* [EXERCISE]
Determine the number of lines containing the word "LaTeX", and state that figure alone.

* [DATASET EXTRACT]
• • • •
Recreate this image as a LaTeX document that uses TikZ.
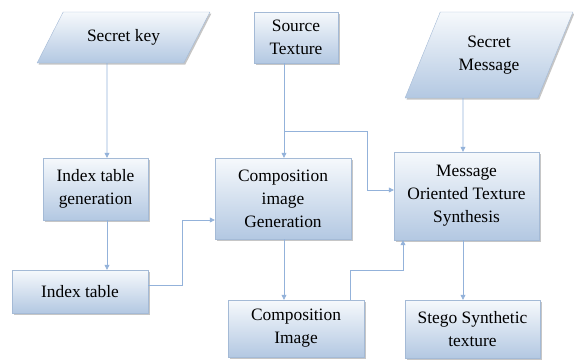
• • • •
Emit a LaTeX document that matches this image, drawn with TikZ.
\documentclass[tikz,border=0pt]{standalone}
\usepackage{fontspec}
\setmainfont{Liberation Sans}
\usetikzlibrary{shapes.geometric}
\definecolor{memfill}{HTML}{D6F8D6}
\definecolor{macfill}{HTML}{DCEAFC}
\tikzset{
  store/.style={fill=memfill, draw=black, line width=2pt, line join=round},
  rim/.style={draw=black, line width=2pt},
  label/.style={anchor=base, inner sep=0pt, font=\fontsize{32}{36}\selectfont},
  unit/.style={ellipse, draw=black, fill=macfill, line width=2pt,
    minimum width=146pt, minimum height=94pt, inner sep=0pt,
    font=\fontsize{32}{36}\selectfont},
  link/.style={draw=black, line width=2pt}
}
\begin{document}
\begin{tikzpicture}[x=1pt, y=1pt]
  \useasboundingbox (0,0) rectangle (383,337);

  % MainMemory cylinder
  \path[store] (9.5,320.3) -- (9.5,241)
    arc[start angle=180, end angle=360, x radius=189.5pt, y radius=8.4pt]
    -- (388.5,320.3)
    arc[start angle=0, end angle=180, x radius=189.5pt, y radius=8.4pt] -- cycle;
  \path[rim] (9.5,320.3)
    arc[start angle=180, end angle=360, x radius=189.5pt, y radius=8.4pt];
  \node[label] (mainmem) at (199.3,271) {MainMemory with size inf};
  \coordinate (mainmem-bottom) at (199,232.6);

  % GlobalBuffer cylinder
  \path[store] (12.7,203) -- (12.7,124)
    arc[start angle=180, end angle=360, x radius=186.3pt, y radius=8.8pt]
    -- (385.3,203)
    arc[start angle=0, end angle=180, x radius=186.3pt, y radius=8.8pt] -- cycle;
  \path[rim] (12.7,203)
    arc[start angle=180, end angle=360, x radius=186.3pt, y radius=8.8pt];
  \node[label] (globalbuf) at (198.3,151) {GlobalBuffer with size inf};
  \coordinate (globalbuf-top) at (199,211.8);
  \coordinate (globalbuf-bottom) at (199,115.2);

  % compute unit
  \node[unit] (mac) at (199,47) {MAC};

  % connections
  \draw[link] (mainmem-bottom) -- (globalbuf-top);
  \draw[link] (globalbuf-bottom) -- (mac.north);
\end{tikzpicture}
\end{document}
• • • •
* [ANSWER]
2